Exactly!! Just wait! There will soon be some stupid liberal twit offering to breast feed these kids in the near future.
I can see the value of regression therapy for troubled children. What the article doesn't say is whether they work the child back up to "normal" age emotion expression.
"Spare the rod, spoil the child"
"The technique is quite popular among certain fundamentalist foster parents here in the US."
Foster parenting is a religion?
Barf
Oh good lord.........
No, but for some reason foster parents who practice "Reactive Attachment Therapy" tend to be fundamentalist Christians.
I don't know the reason for it.
As a kid I used to drink from a bottle all the time. Usually root beer. Sometimes orange crush. What's the problem?
It used to be that good teachers were challenged to teach all of the children. Now they say that the children are defective and must be changed to suit incompetent teachers.
I need to be nursed by a 24 year old to make up for my bad childhood.
Ping
Not all, but certainly many. Probably because fundamentalist versions of Christianity are often big on absolute obedience -- of wives to husbands, children to parents, everybody to their narrow ideas of what God's orders are.

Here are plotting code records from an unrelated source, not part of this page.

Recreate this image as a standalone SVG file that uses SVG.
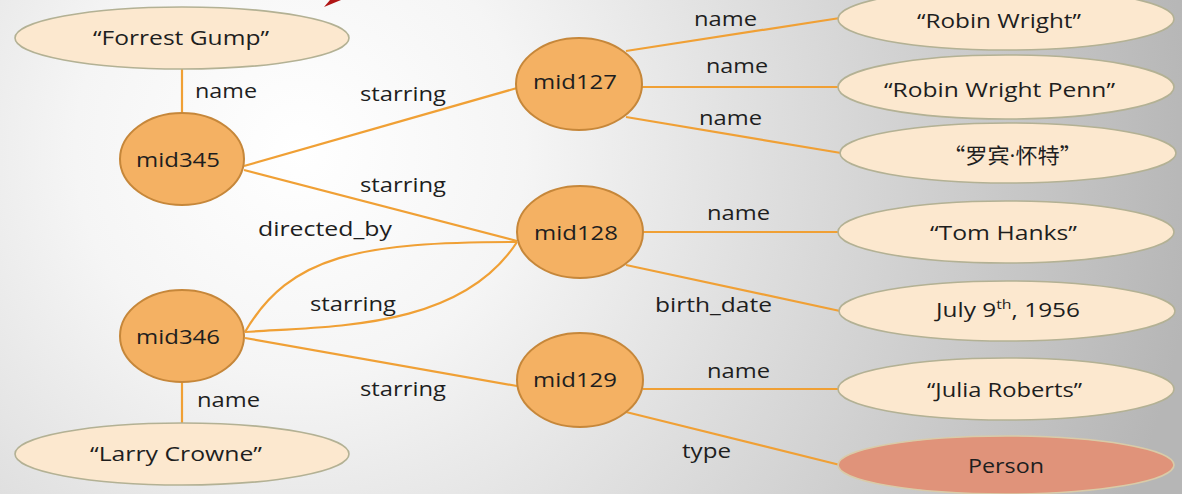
<svg xmlns="http://www.w3.org/2000/svg" width="1182" height="494" viewBox="0 0 1182 494">
<defs>
<radialGradient id="bg" gradientUnits="userSpaceOnUse" cx="300" cy="150" r="900">
<stop offset="0" stop-color="#ffffff"/>
<stop offset="0.25" stop-color="#f5f5f5"/>
<stop offset="1" stop-color="#b6b6b6"/>
</radialGradient>
</defs>
<style>
.lit{fill:#fce8cf;stroke:#b3b194;stroke-width:1.6}
.ent{fill:#f4b163;stroke:#c6873a;stroke-width:2}
.typ{fill:#e0937a;stroke:#d9cba8;stroke-width:1.6}
.edge{fill:none;stroke:#f0a035;stroke-width:2.2}
text{font-family:"Open Sans","Liberation Sans",sans-serif;font-size:20px;fill:#1e1e1e;text-anchor:start}
.cjk{font-family:"Noto Sans CJK SC","Open Sans",sans-serif;font-size:21px}
.dot{font-family:"Open Sans","Liberation Sans",sans-serif}
</style>
<rect width="1182" height="494" fill="url(#bg)"/>
<polygon points="324,7 330,0 341,0" fill="#b01515"/>
<g id="connectors">
<line class="edge" x1="182" y1="68" x2="182" y2="113"/>
<line class="edge" x1="244" y1="166" x2="517" y2="88"/>
<line class="edge" x1="244" y1="170" x2="517" y2="241"/>
<path class="edge" d="M245,332 C290,255 360,242 517,242"/>
<path class="edge" d="M245,332 C330,326 460,330 517,242"/>
<line class="edge" x1="245" y1="338" x2="517" y2="386"/>
<line class="edge" x1="182" y1="382" x2="182" y2="423"/>
<line class="edge" x1="626" y1="51" x2="840" y2="18"/>
<line class="edge" x1="642" y1="87" x2="838" y2="87"/>
<line class="edge" x1="626" y1="117" x2="841" y2="153"/>
<line class="edge" x1="643" y1="232" x2="840" y2="232"/>
<line class="edge" x1="626" y1="265" x2="840" y2="311"/>
<line class="edge" x1="643" y1="389" x2="840" y2="389"/>
<line class="edge" x1="626" y1="412" x2="840" y2="465"/>
<text x="195" y="98" textLength="62" lengthAdjust="spacingAndGlyphs">name</text>
<text x="360" y="101" textLength="86" lengthAdjust="spacingAndGlyphs">starring</text>
<text x="360" y="192" textLength="86" lengthAdjust="spacingAndGlyphs">starring</text>
<text x="258" y="236" textLength="134" lengthAdjust="spacingAndGlyphs">directed_by</text>
<text x="310" y="311" textLength="86" lengthAdjust="spacingAndGlyphs">starring</text>
<text x="360" y="396" textLength="86" lengthAdjust="spacingAndGlyphs">starring</text>
<text x="197" y="407" textLength="63" lengthAdjust="spacingAndGlyphs">name</text>
<text x="694" y="26" textLength="63" lengthAdjust="spacingAndGlyphs">name</text>
<text x="706" y="73" textLength="62" lengthAdjust="spacingAndGlyphs">name</text>
<text x="699" y="125" textLength="63" lengthAdjust="spacingAndGlyphs">name</text>
<text x="707" y="220" textLength="63" lengthAdjust="spacingAndGlyphs">name</text>
<text x="655" y="312" textLength="117" lengthAdjust="spacingAndGlyphs">birth_date</text>
<text x="707" y="378" textLength="63" lengthAdjust="spacingAndGlyphs">name</text>
<text x="682" y="458" textLength="49" lengthAdjust="spacingAndGlyphs">type</text>
</g>
<g id="forrest-gump">
<ellipse class="lit" cx="182" cy="38" rx="167" ry="31"/>
<text x="93" y="45" textLength="176" lengthAdjust="spacingAndGlyphs">“Forrest Gump”</text>
</g>
<g id="mid345">
<ellipse class="ent" cx="182" cy="159" rx="62" ry="46"/>
<text x="136" y="167" textLength="84" lengthAdjust="spacingAndGlyphs">mid345</text>
</g>
<g id="mid346">
<ellipse class="ent" cx="182" cy="336" rx="62" ry="46"/>
<text x="136" y="344" textLength="84" lengthAdjust="spacingAndGlyphs">mid346</text>
</g>
<g id="larry-crowne">
<ellipse class="lit" cx="182" cy="454" rx="167" ry="31"/>
<text x="90" y="461" textLength="172" lengthAdjust="spacingAndGlyphs">“Larry Crowne”</text>
</g>
<g id="mid127">
<ellipse class="ent" cx="579" cy="84" rx="63" ry="46"/>
<text x="533" y="89" textLength="84" lengthAdjust="spacingAndGlyphs">mid127</text>
</g>
<g id="mid128">
<ellipse class="ent" cx="580" cy="232" rx="63" ry="46"/>
<text x="534" y="240" textLength="84" lengthAdjust="spacingAndGlyphs">mid128</text>
</g>
<g id="mid129">
<ellipse class="ent" cx="580" cy="380" rx="63" ry="47"/>
<text x="533" y="387" textLength="84" lengthAdjust="spacingAndGlyphs">mid129</text>
</g>
<g id="robin-wright">
<ellipse class="lit" cx="1006" cy="19" rx="168" ry="31"/>
<text x="917" y="28" textLength="164" lengthAdjust="spacingAndGlyphs">“Robin Wright”</text>
</g>
<g id="robin-wright-penn">
<ellipse class="lit" cx="1006" cy="87" rx="168" ry="32"/>
<text x="884" y="97" textLength="231" lengthAdjust="spacingAndGlyphs">“Robin Wright Penn”</text>
</g>
<g id="luobin-huaite">
<ellipse class="lit" cx="1008" cy="153" rx="168" ry="30"/>
<text class="cjk" x="943" y="163" textLength="139" lengthAdjust="spacingAndGlyphs">“罗宾<tspan class="dot">·</tspan>怀特”</text>
</g>
<g id="tom-hanks">
<ellipse class="lit" cx="1006" cy="232" rx="168" ry="31"/>
<text x="930" y="240" textLength="147" lengthAdjust="spacingAndGlyphs">“Tom Hanks”</text>
</g>
<g id="birth-date">
<ellipse class="lit" cx="1007" cy="311" rx="168" ry="30"/>
<text transform="translate(936,317) scale(1.22,1)" x="0" y="0">July 9<tspan font-size="13" dy="-8">th</tspan><tspan dy="8">, 1956</tspan></text>
</g>
<g id="julia-roberts">
<ellipse class="lit" cx="1006" cy="389" rx="168" ry="31"/>
<text x="927" y="397" textLength="155" lengthAdjust="spacingAndGlyphs">“Julia Roberts”</text>
</g>
<g id="person">
<ellipse class="typ" cx="1006" cy="465" rx="168" ry="29"/>
<text x="968" y="473" textLength="76" lengthAdjust="spacingAndGlyphs">Person</text>
</g>
</svg>
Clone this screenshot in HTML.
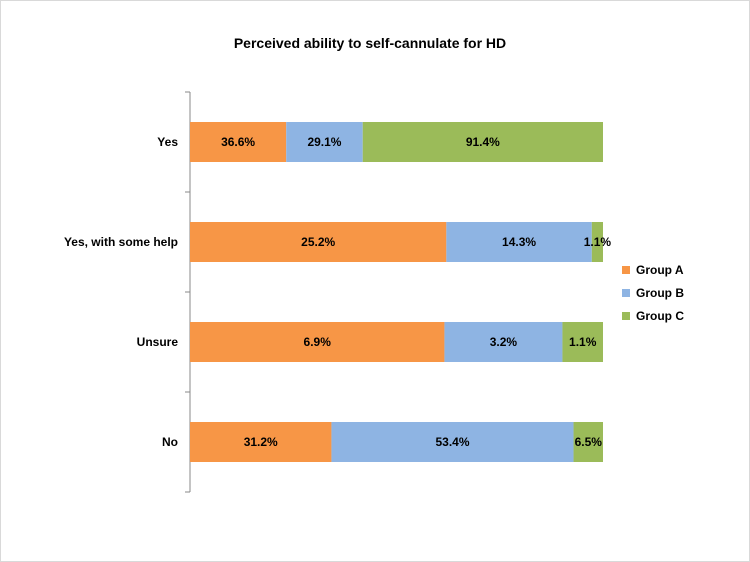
<!DOCTYPE html>
<html><head><meta charset="utf-8"><style>
body{margin:0;background:#fff;}
svg{display:block;font-family:"Liberation Sans",Arial,sans-serif;}
</style></head><body>
<svg id="chart" width="750" height="562">
<rect x="0.5" y="0.5" width="749" height="561" fill="#fff" stroke="#d9d9d9"/>
<text x="370" y="48" text-anchor="middle" font-size="14" font-weight="bold" fill="#000">Perceived ability to self-cannulate for HD</text>
<g id="plot"></g>
</svg>
<script>
const categories = ["Yes","Yes, with some help","Unsure","No"];
const seriesNames = ["Group A","Group B","Group C"];
const groupA = [36.6,25.2,6.9,31.2];
const groupB = [29.1,14.3,3.2,53.4];
const groupC = [91.4,1.1,1.1,6.5];
const colors = ["#F79646","#8EB4E3","#9BBB59"];
const NS="http://www.w3.org/2000/svg";
const g=document.getElementById('plot');
const x0=190,x1=603,yTop=92,band=100,barH=40;
function xScale(f){return x0+f*(x1-x0);}
function yBand(i){return yTop+i*band;}
function mk(t,a){const e=document.createElementNS(NS,t);for(const k in a)e.setAttribute(k,a[k]);g.appendChild(e);return e;}
const ax=mk('line',{x1:x0,y1:yTop,x2:x0,y2:yTop+band*categories.length,stroke:'#888'});


for(let i=0;i<=categories.length;i++){
 const t=mk('line',{x1:x0-5,y1:yBand(i),x2:x0,y2:yBand(i),stroke:'#888'});
 
 
}
const series=[groupA,groupB,groupC];
categories.forEach((c,i)=>{
 const yc=yBand(i)+band/2;
 const lb=mk('text',{x:178,y:yc+4,'text-anchor':'end','font-size':12,'font-weight':'bold'});
 lb.textContent=c;
 
 
 const tot=groupA[i]+groupB[i]+groupC[i];
 let cum=0;
 series.forEach((s,j)=>{
  const a=xScale(cum/tot),b=xScale((cum+s[i])/tot);cum+=s[i];
  const r=mk('rect',{x:a,y:yc-barH/2,width:b-a,height:barH,fill:colors[j]});
  
  
  const t=mk('text',{x:(a+b)/2,y:yc+4,'text-anchor':'middle','font-size':12,'font-weight':'bold'});
  t.textContent=s[i].toFixed(1)+'%';
  
  
 });
});
seriesNames.forEach((n,j)=>{
 const y=270+j*23;
 const r=mk('rect',{x:622,y:y-4,width:8,height:8,fill:colors[j]});
 
 
 const t=mk('text',{x:636,y:y+4,'font-size':12,'font-weight':'bold'});
 t.textContent=n;
 
 
});
</script>
</body></html>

The reactive attachment disorder therapy is a cult in its own right, though. They've killed a number of kids, including at least two by "forced water drinking therapy" and Candace Newmaker by "rebirthing therapy". Candace had been adopted by a single woman who was a nurse practitioner (who you'd think would have known that suffocating a child wasn't a good idea!), so presumably not a fundamentalist Christian.
However, from what I've read, a lot of "therapists" who promote this crap are more New Agey, psychobabble types, than fundamentalist religious types. Most are outright scammers too, charging huge fees, and setting up cultish "support groups" for parents, in which they're prodded to reinforce each others belief in the "therapies". They're often essentially brainwashed into thinking the whole thing makes sense, and into continuing to fork over the huge fees.